La historia política de México guarda episodios que marcaron rupturas y reconfiguraciones profundas en la vida nacional. Entre ellos, la llegada de Ernesto Zedillo a la Presidencia de la República en 1994, tras el asesinato de Luis Donaldo Colosio, se inscribe como uno de los más significativos. Zedillo no fue el candidato original ni tampoco un político de larga trayectoria. Fue un sustituto, un tecnócrata colocado en la boleta presidencial en medio de la crisis, que terminó conduciendo al país por un sendero de transformaciones ambiguas: por un lado, abrió las compuertas de la alternancia democrática; por el otro, heredó a México una serie de deudas y heridas que aún hoy pesan sobre la memoria colectiva.
El arribo de Zedillo fue “accidental”, Colosio, el candidato original del PRI, encarnaba la promesa de un nuevo rostro para un partido desgastado. Su asesinato en Lomas Taurinas trastocó el tablero político y abrió la puerta a que Zedillo, sin un verdadero arraigo en la militancia, fuese impulsado por la maquinaria priista hacia Los Pinos. El partido lo llevó al poder, pero el presidente pronto estableció la llamada “sana distancia”, un concepto con el que buscaba marcar autonomía frente a la estructura que lo había encumbrado. En los hechos, aquello implicó que el PRI dejara de ser el brazo político omnipresente y quedara reducido a un acompañante incómodo.
Uno de los gestos más controvertidos de Zedillo fue entregar la Procuraduría General de la República (PGR) a “El Jefe Diego”, entonces candidato presidencial derrotado del (PAN). Aquello, más que un acto de pluralidad se interpretó como un cálculo de sobrevivencia política, un “pago de cuotas” que debilitó al PRI para fortalecer a la oposición conservadora. Fue el preludio meditado para entregarles posteriormente el poder y ser el primero de la alternancia política.

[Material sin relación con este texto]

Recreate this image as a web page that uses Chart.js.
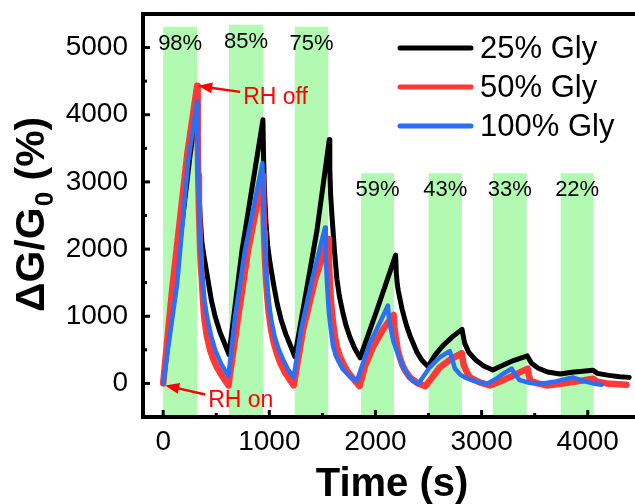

El Poder Judicial tampoco salió ileso, en un movimiento autoritario disfrazado de modernización, Zedillo desapareció de un plumazo a la Suprema Corte de Justicia de la Nación. Lo hizo mediante un decreto que obligó a los ministros a renunciar, para ser reemplazados por nuevos perfiles bajo las reglas impuestas desde el Ejecutivo. La medida se presentó como una reforma para “fortalecer” la justicia, pero en realidad mostró el estilo pragmático del presidente: desarmar estructuras incómodas y reconstruirlas a su manera.
Sin embargo, el sello más profundo de su administración fue en la economía. El “error de diciembre” de 1994 desencadenó una de las peores crisis financieras de la historia reciente. El peso se devaluó drásticamente, millones de familias vieron pulverizados sus ahorros y las tasas de interés arruinaron a pequeños y medianos empresarios. La respuesta oficial fue la creación del Fondo Bancario de Protección al Ahorro (Fobaproa), un mecanismo que transfirió las pérdidas de los bancos privados a la sociedad. En pocas palabras: los contribuyentes seguiremos pagando por generaciones su “genialidad económica”.
En lo social, enfrentó el levantamiento del Ejército Zapatista de Liberación Nacional (EZLN). A diferencia del gobierno de Carlos Salinas, que inició un proceso de diálogo, el nuevo presidente optó por endurecer la postura. La militarización en Chiapas escaló y, aunque se firmaron algunos acuerdos, la desconfianza entre el gobierno federal y los pueblos indígenas se profundizó.
La sombra de la violencia también se extendió a Aguas Blancas y Acteal, símbolo de la incapacidad de su gobierno para garantizar la paz en comunidades vulnerables.
A la par, impulsó privatizaciones de sectores estratégicos: ferrocarriles, carreteras, y diversos activos estatales pasaron a manos privadas. Con el argumento de modernizar la infraestructura y reducir al Estado, se entregaron bienes públicos a consorcios nacionales y extranjeros. El país perdió control sobre áreas estratégicas para su desarrollo.
Su historia no es la de un líder que buscó el poder para servir, sino la de un cínico burócrata que lo recibió de manera accidental y lo ejerció con pragmatismo y mezquindad, ¿o no, estimado lector?